If you spend money without an electronic invoice, KRA assumes you did not spend it. For example, a carpenter who buys timber for Sh100,000 with no eTIMS receipt will have that entire amount added back to his taxable income.
A business paying Sh360,000 annual office rent without an eTIMS rent invoice will find the whole expense disallowed. A shopkeeper paying Sh260,000 for cleaning services in cash, with no digital receipt, will be taxed on the full amount as if it were profit.
The taxman will rely on automated matching across multiple databases like eTIMS/TIMS records from suppliers, customs and import data, and withholding tax submissions.

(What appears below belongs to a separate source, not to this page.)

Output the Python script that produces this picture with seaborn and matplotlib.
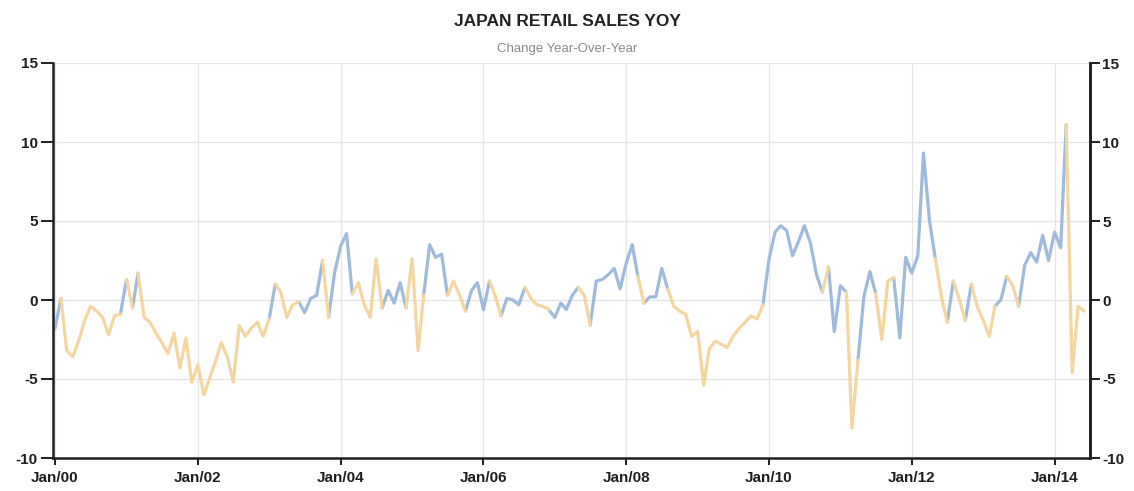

If your tax return shows lower figures than what the systems (regardless of their integrity) reflect, the KRA will use the higher figure. This introduces a level of scrutiny that is swift, data-driven, and unforgiving of gaps in documentation.
A disruptive aspect for ordinary Kenyans is the death of informal suppliers, where many small and medium enterprises (SMEs) rely on Jua Kali networks because they are cheaper, faster, and more flexible than formal suppliers.
However, from 2026, “cheap” becomes very expensive. Any expense not backed by a compliant eTIMS invoice becomes useless for tax deduction, which means your taxable profit shoots up.
Many businesses may be forced to abandon long-time suppliers and shift to formal channels, a transition that carries cost implications. Another eye-opener is that this rule applies even to non non-value-added tax (VAT) businesses.
For example, a tutor giving private lessons, a landlord collecting rent, a photographer covering events, a hairdresser running a home salon, or a barber offering house calls must all issue electronic invoices to clients who need to claim those expenses.
The days of handwritten receipts, carbon-copy booklets, and mobile money confirmations being “enough” are effectively over.
The directive forces digital records, formal reporting, and transparent invoicing, which benefits long-term economic planning but hurts informal traders who have operated outside structured taxation. This is why it’s controversial: it seems fair on paper but hard on the ground.
The KRA will deploy the VAT Special Table to enforce this regime, and this includes deactivating eTIMS/TIMS devices at will, withdrawal of tax compliance, deactivation of VAT obligation, and even freezing of both suppliers and bank accounts.
This is happening despite pending constitutional cases in courts. The Special Table allows KRA to temporarily or indefinitely disable a taxpayer’s ability to issue invoices, effectively halting their business operations without prior hearing. In a digital tax environment where no invoice means no business, this power is unparalleled.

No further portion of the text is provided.